The culture of teamwork is where my baseball metaphor might wear a bit thin when it comes to TCI. After all, baseball is said to be an individual’s game masquerading as a team sport. That may be the case at other financial advisory firms, but that’s decidedly not so at TCI. We put a very high premium on teamwork here.

As an example, while all our Advisors have excellent financial planning and advisory skills, several have developed an expertise in very specialized areas such as expat issues, complex tax situations, family-owned business and estate settlement to name a few. Much like a pinch hitter, these seasoned Advisors often step in to help other Advisors analyze thorny issues and craft solutions for their clients.

The Wealth Advisor Landscape is Changing

As CEO, I am leading TCI forward as the financial landscape undergoes a profound shift. These are challenging times not only for our clients but also for our industry. For decades, investors have enjoyed easy growth and generous returns. Last year, there was a barrage of bad economic news: high inflation, slower growth, sagging equities and poor bond performance against a backdrop of global conflict and heightened financial complexity.

Meanwhile, the financial advisory industry itself is undergoing rapid change. Scores of firms, among them TCI, were founded in the 1990s. Now, an entire generation of Advisors are retiring or getting ready to retire. Many small shops are being acquired and rolled into larger firms. Amidst all this turmoil, no wonder so many investors complain of whiplash.

Here at TCI, we take pride in the fact that we’ve spent decades laying a strong foundation to create a firm that will last steady and strong a century or more. Like others in the industry, we’ve had a wave of retirements including Lori Booth-Houle, Bill Moss, Hank Peck, and Mike Sullivan. Later this year, Bob Swift will join them.

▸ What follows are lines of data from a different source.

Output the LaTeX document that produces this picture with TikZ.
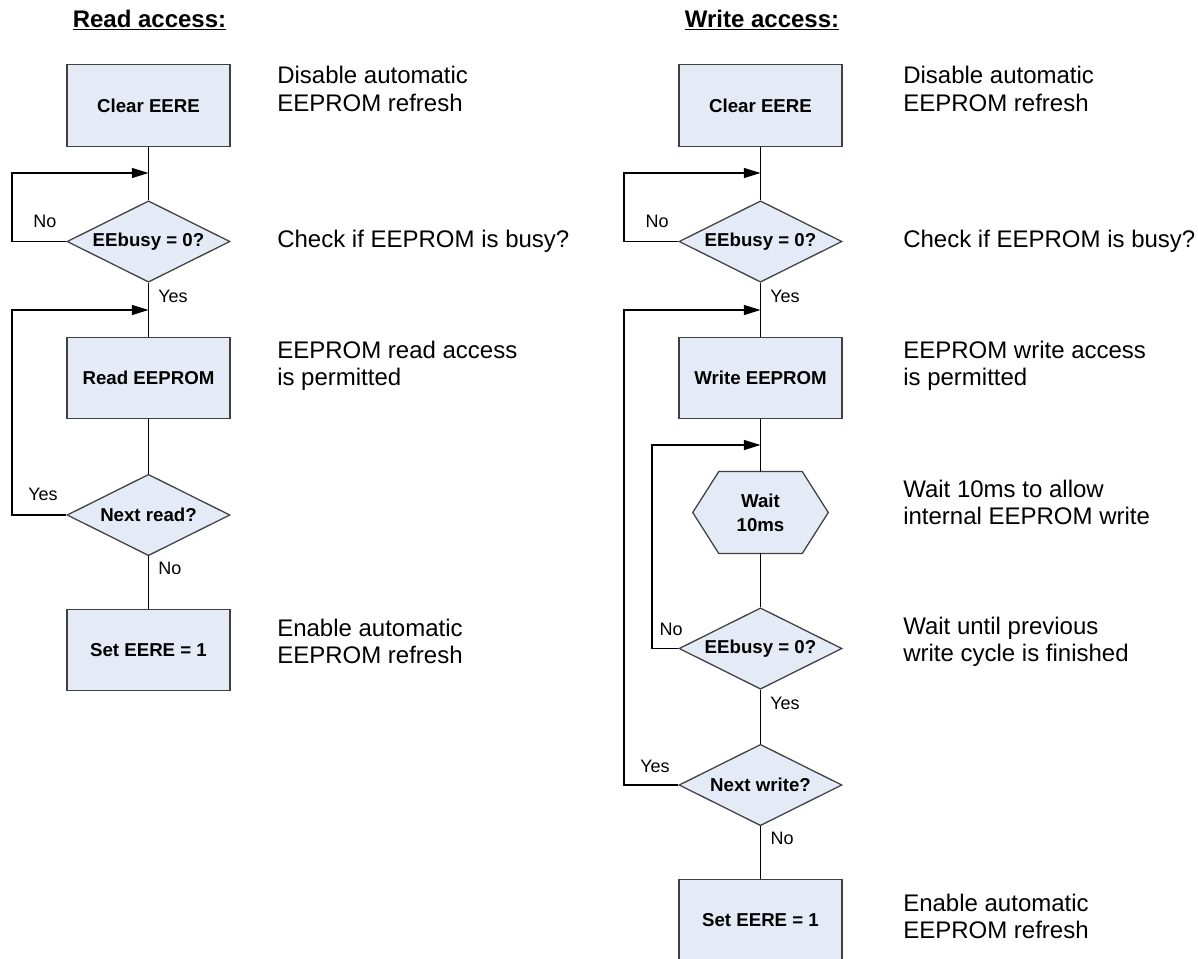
\documentclass[tikz,border=0pt]{standalone}
\usepackage{fontspec}
\setmainfont{Liberation Sans}
\usetikzlibrary{shapes.geometric,arrows.meta,backgrounds,calc}
\definecolor{boxfill}{HTML}{E5EBF6}
\definecolor{boxline}{HTML}{404040}
\tikzset{
  x=0.75pt, y=-0.75pt,
  flowline/.style={line width=0.95pt, black},
  arrowline/.style={flowline, -{Triangle[length=12.5pt,width=7.5pt]}},
  procbox/.style={rectangle, draw=boxline, fill=boxfill, line width=0.95pt,
    minimum width=122.25pt, minimum height=61pt, inner sep=0pt,
    font=\fontsize{14}{17}\selectfont\bfseries, align=center},
  decbox/.style={diamond, draw=boxline, fill=boxfill, line width=0.95pt,
    minimum width=122.25pt, minimum height=61pt, inner sep=0pt, shape aspect=2,
    font=\fontsize{14}{17}\selectfont\bfseries, align=center},
  hexbox/.style={rectangle, draw=none, minimum width=62.25pt, minimum height=61pt,
    inner sep=0pt, font=\fontsize{14}{18}\selectfont\bfseries, align=center},
  lbl/.style={font=\fontsize{13.5}{16}\selectfont, inner sep=0pt},
  note/.style={anchor=west, inner sep=0pt, align=left,
    font=\fontsize{18}{20.5}\selectfont},
  ttl/.style={font=\fontsize{18}{21}\selectfont\bfseries, inner sep=0pt}
}
\begin{document}
\begin{tikzpicture}
\useasboundingbox (0,0) rectangle (1198,958);

% ---------------- Read access ----------------
\node[ttl] (t1) at (149.5,20) {\underline{Read access:}};
\node[procbox] (c1) at (148.5,105.5) {Clear EERE};
\coordinate (a1) at (148.5,173);
\node[decbox] (d1) at (148.5,241.5) {EEbusy = 0?};
\coordinate (a2) at (148.5,310);
\node[procbox] (r1) at (148.5,378) {Read EEPROM};
\node[decbox] (d2) at (148.5,515) {Next read?};
\node[procbox] (s1) at (148.5,650) {Set EERE = 1};

\draw[flowline] (c1.south) -- (d1.north);
\draw[flowline] (d1.south) -- (r1.north);
\draw[flowline] (r1.south) -- (d2.north);
\draw[flowline] (d2.south) -- (s1.north);
\draw[arrowline] (d1.west) -- (12,241.5) |- (a1);
\draw[arrowline] (d2.west) -- (12,515) |- (a2);

\node[lbl] (l1) at (45,221) {No};
\node[lbl] (l2) at (173,296) {Yes};
\node[lbl] (l3) at (43,494) {Yes};
\node[lbl] (l4) at (170,568) {No};

\node[note] (n1) at (277,89) {Disable automatic\\EEPROM refresh};
\node[note] (n2) at (277,241) {Check if EEPROM is busy?};
\node[note] (n3) at (277,365.5) {EEPROM read access\\is permitted};
\node[note] (n4) at (277,641.5) {Enable automatic\\EEPROM refresh};

% ---------------- Write access ----------------
\node[ttl] (t2) at (762,20) {\underline{Write access:}};
\node[procbox] (c2) at (760.5,105.5) {Clear EERE};
\coordinate (b1) at (760.5,173);
\node[decbox] (e1) at (760.5,241.5) {EEbusy = 0?};
\coordinate (b2) at (760.5,310);
\node[procbox] (w1) at (760.5,378) {Write EEPROM};
\coordinate (b3) at (760.5,445);
\node[hexbox] (h1) at (760.5,512.5) {Wait\\10ms};
\begin{scope}[on background layer]
\draw[draw=boxline, fill=boxfill, line width=0.95pt]
  (h1.north west) -- (h1.north east) -- ($(h1.east)+(26,0)$) --
  (h1.south east) -- (h1.south west) -- ($(h1.west)+(-26,0)$) -- cycle;
\end{scope}
\node[decbox] (e2) at (760.5,648.5) {EEbusy = 0?};
\node[decbox] (e3) at (760.5,785) {Next write?};
\node[procbox] (s2) at (760.5,920.5) {Set EERE = 1};

\draw[flowline] (c2.south) -- (e1.north);
\draw[flowline] (e1.south) -- (w1.north);
\draw[flowline] (w1.south) -- (h1.north);
\draw[flowline] (h1.south) -- (e2.north);
\draw[flowline] (e2.south) -- (e3.north);
\draw[flowline] (e3.south) -- (s2.north);
\draw[arrowline] (e1.west) -- (624,241.5) |- (b1);
\draw[arrowline] (e3.west) -- (624,785) |- (b2);
\draw[arrowline] (e2.west) -- (652,648.5) |- (b3);

\node[lbl] (m1) at (657,221) {No};
\node[lbl] (m2) at (785,296) {Yes};
\node[lbl] (m3) at (671,629) {No};
\node[lbl] (m4) at (785,703) {Yes};
\node[lbl] (m5) at (655,766) {Yes};
\node[lbl] (m6) at (782,838) {No};

\node[note] (p1) at (903,89) {Disable automatic\\EEPROM refresh};
\node[note] (p2) at (903,241) {Check if EEPROM is busy?};
\node[note] (p3) at (903,365.5) {EEPROM write access\\is permitted};
\node[note] (p4) at (903,502.5) {Wait 10ms to allow\\internal EEPROM write};
\node[note] (p5) at (903,641.5) {Wait until previous\\write cycle is finished};
\node[note] (p6) at (903,916.5) {Enable automatic\\EEPROM refresh};
\end{tikzpicture}
\end{document}
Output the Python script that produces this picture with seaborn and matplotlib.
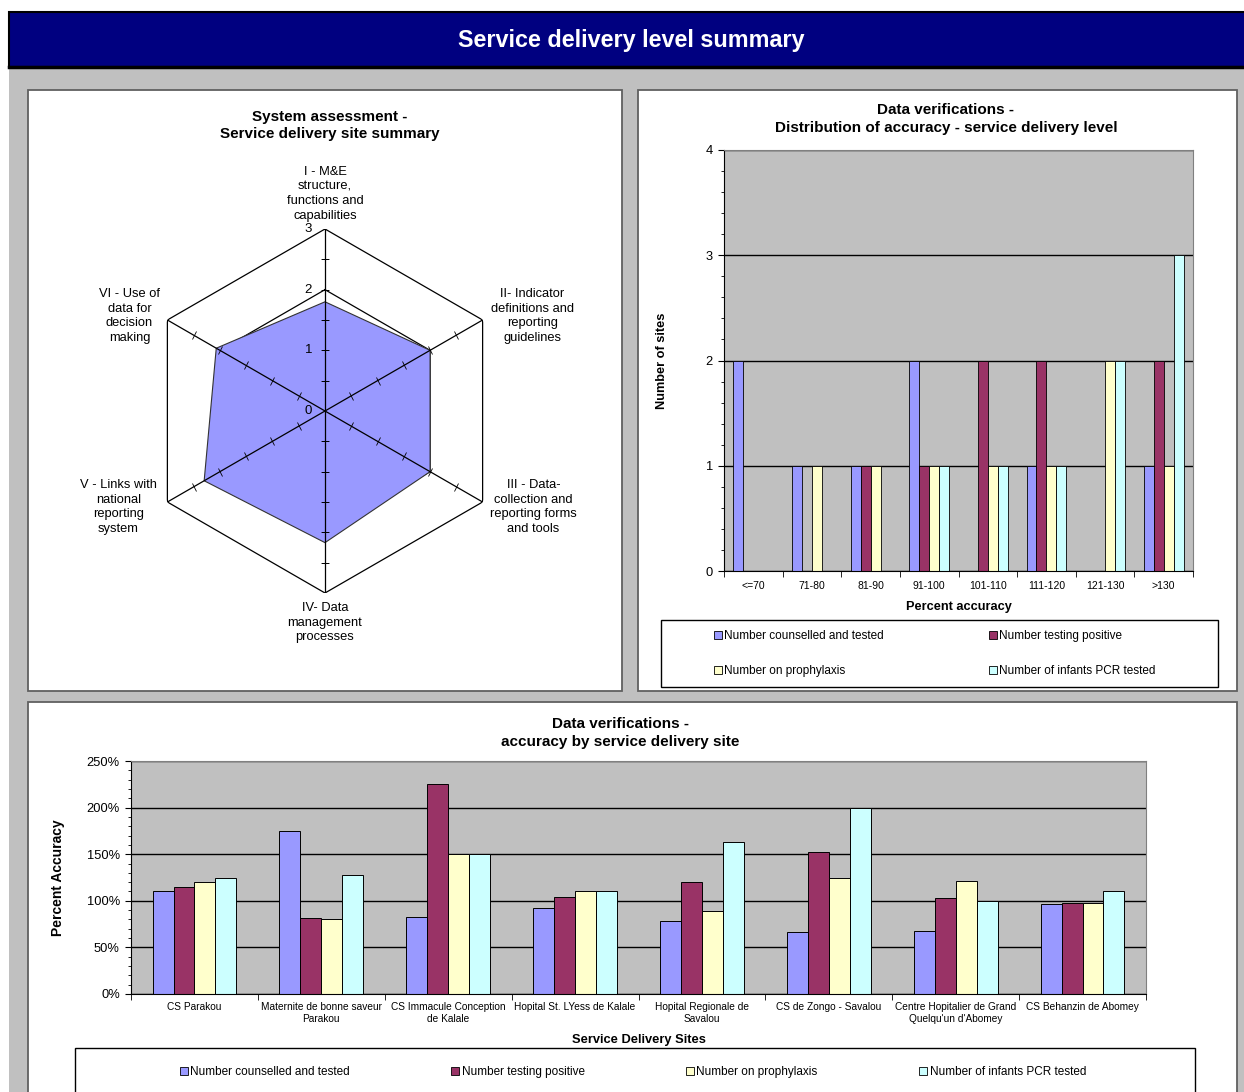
import numpy as np
import pandas as pd
import matplotlib
matplotlib.use('Agg')
import matplotlib.pyplot as plt
import matplotlib.ticker as mticker
from matplotlib.patches import Rectangle, Patch
from matplotlib.markers import MarkerStyle
from matplotlib.transforms import Affine2D
import seaborn as sns

plt.rcParams['font.family'] = ['Liberation Sans', 'DejaVu Sans']

W, H = 1244, 1092

# system assessment (radar)
components = ['I - M&E\nstructure,\nfunctions and\ncapabilities',
              'II- Indicator\ndefinitions and\nreporting\nguidelines',
              'III - Data-\ncollection and\nreporting forms\nand tools',
              'IV- Data\nmanagement\nprocesses',
              'V - Links with\nnational\nreporting\nsystem',
              'VI - Use of\ndata for\ndecision\nmaking']
scores = [1.8, 2.0, 2.0, 2.17, 2.3, 2.07]

# distribution of accuracy
bins = ['<=70', '71-80', '81-90', '91-100', '101-110', '111-120', '121-130', '>130']
series = ['Number counselled and tested', 'Number testing positive',
          'Number on prophylaxis', 'Number of infants PCR tested']
counselled_sites = [2, 1, 1, 2, 0, 1, 0, 1]
positive_sites = [0, 0, 1, 1, 2, 2, 0, 2]
prophylaxis_sites = [0, 1, 1, 1, 1, 1, 2, 1]
pcr_sites = [0, 0, 0, 1, 1, 1, 2, 3]

# accuracy by site
sites = ['CS Parakou', 'Maternite de bonne saveur\nParakou', 'CS Immacule Conception\nde Kalale',
         'Hopital St. LYess de Kalale', 'Hopital Regionale de\nSavalou', 'CS de Zongo - Savalou',
         'Centre Hopitalier de Grand\nQuelqu\'un d\'Abomey', 'CS Behanzin de Abomey']
counselled_pct = [111, 175, 83, 92, 78, 67, 68, 97]
positive_pct = [115, 82, 225, 104, 120, 152, 103, 98]
prophylaxis_pct = [120, 80, 150, 110, 89, 125, 121, 98]
pcr_pct = [125, 128, 150, 110, 163, 200, 100, 111]

colors = ['#9999FF', '#993366', '#FFFFCC', '#CCFFFF']

hist_df = pd.DataFrame({
    'range': bins * 4,
    'sites': counselled_sites + positive_sites + prophylaxis_sites + pcr_sites,
    'series': np.repeat(series, len(bins)),
})
site_df = pd.DataFrame({
    'site': sites * 4,
    'pct': counselled_pct + positive_pct + prophylaxis_pct + pcr_pct,
    'series': np.repeat(series, len(sites)),
})

fig = plt.figure(figsize=(W / 100, H / 100), dpi=100)


def box(x0, y0, x1, y1):
    return [x0 / W, 1 - y1 / H, (x1 - x0) / W, (y1 - y0) / H]


def rect(x0, y0, x1, y1, **kw):
    fig.add_artist(Rectangle((x0 / W, 1 - y1 / H), (x1 - x0) / W, (y1 - y0) / H,
                             transform=fig.transFigure, zorder=-10, **kw))


def ftext(x, y, s, **kw):
    fig.text(x / W, 1 - y / H, s, **kw)


# page background, header, panels
rect(0, 0, W, H, fc='white', ec='none')
rect(9, 67, W + 5, H + 5, fc='#C0C0C0', ec='none')
rect(9, 12, W + 5, 67, fc='#000080', ec='black', lw=1.5)
fig.add_artist(plt.Line2D([9 / W, 1], [1 - 67 / H, 1 - 67 / H], transform=fig.transFigure,
                          color='black', lw=2.5, zorder=-9))
ftext(631, 40, 'Service delivery level summary', color='white', fontsize=16.8,
      fontweight='bold', ha='center', va='center')
for x0, y0, x1, y1 in [(28, 90, 622, 691), (638, 90, 1237, 691), (28, 702, 1237, H + 5)]:
    rect(x0, y0, x1, y1, fc='white', ec='#606060', lw=1.3)

# ---- radar ----
ax1 = fig.add_axes(box(143, 229, 507, 593), projection='polar')
ax1.set_theta_zero_location('N')
ax1.set_theta_direction(-1)
ax1.set_ylim(0, 3)
ax1.axis('off')
angles = np.linspace(0, 2 * np.pi, len(components), endpoint=False)
closed = np.append(angles, angles[0])
for r in [1, 2, 3]:
    ax1.plot(closed, [r] * len(closed), color='black', lw=0.9, zorder=1)
ax1.fill(closed, scores + scores[:1], fc='#9999FF', ec='#333333', lw=0.8, zorder=2)
ticks_r = [0.5, 1, 1.5, 2, 2.5]
for k, a in enumerate(angles):
    ax1.plot([a, a], [0, 3], color='black', lw=0.9, zorder=3)
    m = MarkerStyle('_', transform=Affine2D().rotate_deg(-60 * k))
    ax1.plot([a] * len(ticks_r), ticks_r, ls='none', marker=m, ms=6, mec='black', mew=0.6, zorder=3)
for r in [0, 1, 2, 3]:
    ax1.annotate(str(r), xy=(0, r), xytext=(-13, 0), textcoords='offset pixels',
                 ha='right', va='center', fontsize=9.5, annotation_clip=False)
offsets = [((0, 7), 'center', 'bottom'), ((50, 4), 'center', 'center'), ((51, -5), 'center', 'center'),
           ((0, -9), 'center', 'top'), ((-49, -5), 'center', 'center'), ((-38, 4), 'center', 'center')]
for a, lab, (off, ha, va) in zip(angles, components, offsets):
    ax1.annotate(lab, xy=(a, 3), xytext=off, textcoords='offset pixels', ha=ha, va=va,
                 multialignment='center', fontsize=9.3, annotation_clip=False, linespacing=1.3)
ftext(330, 125.5, 'System assessment -\nService delivery site summary', fontsize=11,
      fontweight='bold', ha='center', va='center', linespacing=1.3)


def style_bars(ax):
    ax.set_facecolor('#C0C0C0')
    ax.set_axisbelow(True)
    ax.yaxis.grid(True, which='major', color='black', lw=1.0)
    for s in ['top', 'right']:
        ax.spines[s].set_color('#808080')
    for s in ['left', 'bottom']:
        ax.spines[s].set_color('black')
    ax.tick_params(axis='x', which='major', length=0)
    ax.tick_params(axis='x', which='minor', length=4, direction='out', color='black')
    ax.tick_params(axis='y', which='both', direction='out', color='black')
    ax.tick_params(axis='y', which='major', length=4)
    ax.tick_params(axis='y', which='minor', length=2.5)
    ax.xaxis.set_minor_locator(mticker.FixedLocator(np.arange(-0.5, 8, 1)))


# ---- distribution ----
ax2 = fig.add_axes(box(724, 150, 1193, 571))
sns.barplot(data=hist_df, x='range', y='sites', hue='series', order=bins, hue_order=series,
            palette=colors, saturation=1, width=0.68, edgecolor='black', linewidth=0.6,
            errorbar=None, legend=False, ax=ax2)
ax2.set_ylim(0, 4)
ax2.set_xlim(-0.5, 7.5)
ax2.yaxis.set_major_locator(mticker.MultipleLocator(1))
ax2.yaxis.set_minor_locator(mticker.MultipleLocator(0.2))
style_bars(ax2)
ax2.tick_params(axis='y', labelsize=9.3, pad=4)
ax2.tick_params(axis='x', labelsize=7.5, pad=7)
ax2.set_xlabel('Percent accuracy', fontsize=9.2, fontweight='bold')
ax2.set_ylabel('Number of sites', fontsize=9.2, fontweight='bold')
ax2.xaxis.set_label_coords(0.5, (571 - 601) / 421)
ax2.yaxis.set_label_coords((668 - 724) / 469, 0.5)
ftext(946, 119, 'Data verifications -\nDistribution of accuracy - service delivery level',
      fontsize=11, fontweight='bold', ha='center', va='center', linespacing=1.3)

handles = {s: Patch(fc=c, ec='black', lw=0.6) for s, c in zip(series, colors)}
rect(661, 620, 1218, 687, fc='white', ec='black', lw=1)
order2 = [series[0], series[2], series[1], series[3]]
fig.legend([handles[s] for s in order2], order2, ncol=2, loc='center left',
           bbox_to_anchor=(714 / W, 1 - 653.5 / H), frameon=False, fontsize=8.5,
           handlelength=0.67, handleheight=0.67, handletextpad=0.2, columnspacing=8.9,
           labelspacing=2.0, borderpad=0, borderaxespad=0)

# ---- accuracy by site ----
ax3 = fig.add_axes(box(131, 761, 1146, 994))
sns.barplot(data=site_df, x='site', y='pct', hue='series', order=sites, hue_order=series,
            palette=colors, saturation=1, width=0.66, edgecolor='black', linewidth=0.7,
            errorbar=None, legend=False, ax=ax3)
ax3.set_ylim(0, 250)
ax3.set_xlim(-0.5, 7.5)
ax3.yaxis.set_major_locator(mticker.MultipleLocator(50))
ax3.yaxis.set_minor_locator(mticker.MultipleLocator(10))
ax3.yaxis.set_major_formatter(mticker.FuncFormatter(lambda v, p: f'{v:.0f}%'))
style_bars(ax3)
ax3.tick_params(axis='y', labelsize=9.3, pad=4)
ax3.tick_params(axis='x', labelsize=7.3, pad=6)
ax3.set_xlabel('Service Delivery Sites', fontsize=9.3, fontweight='bold')
ax3.set_ylabel('Percent Accuracy', fontsize=10, fontweight='bold')
ax3.xaxis.set_label_coords(0.5, (994 - 1034) / 233)
ax3.yaxis.set_label_coords((65 - 131) / 1015, 0.5)
ftext(620, 733, 'Data verifications -\naccuracy by service delivery site',
      fontsize=11, fontweight='bold', ha='center', va='center', linespacing=1.3)

rect(75, 1048, 1195, H + 10, fc='white', ec='black', lw=1)
fig.legend([handles[s] for s in series], series, ncol=4, loc='center left',
           bbox_to_anchor=(180 / W, 1 - 1072 / H), frameon=False, fontsize=8.5,
           handlelength=0.67, handleheight=0.67, handletextpad=0.2, columnspacing=8.6,
           borderpad=0, borderaxespad=0)

fig.savefig('out.png', dpi=100)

Due to these transitions, we’ve made it a priority to recruit and train some of the best talent in the industry.

Poised for TCI’s Future

Our Founders and our Senior Advisors continue to maintain strong ties to the firm even after retirement. From its earliest days, TCI created a corporate structure that would encourage a gradual and purposeful transition of leadership from one generation to the next. Even after retirement, our retired Advisors are still involved with the firm as they attend client events, mentor younger Advisors, help them build strong networks in the business community and offer hard-earned perspective.

Having our Founders and retired Advisors participate in the life of the firm as elder statesmen and stateswomen ensures a continuity of culture and a deep well of experience and wisdom from which our younger and mid-career Advisors can draw. That’s a valuable asset for the second and third generations of Advisors at TCI.

TCI’s commitment to independence is firm. I can say this unequivocally. Some thirty years ago, TCI’s founding partners vowed to build a firm that would serve not only their clients, but also their children and their grandchildren. We intend to keep that promise. Even as consolidation is sweeping across our industry and one firm after another is vanishing after being absorbed by the giants, TCI intends to stay true to its goal: a firm built to last a century, a firm built to serve generations.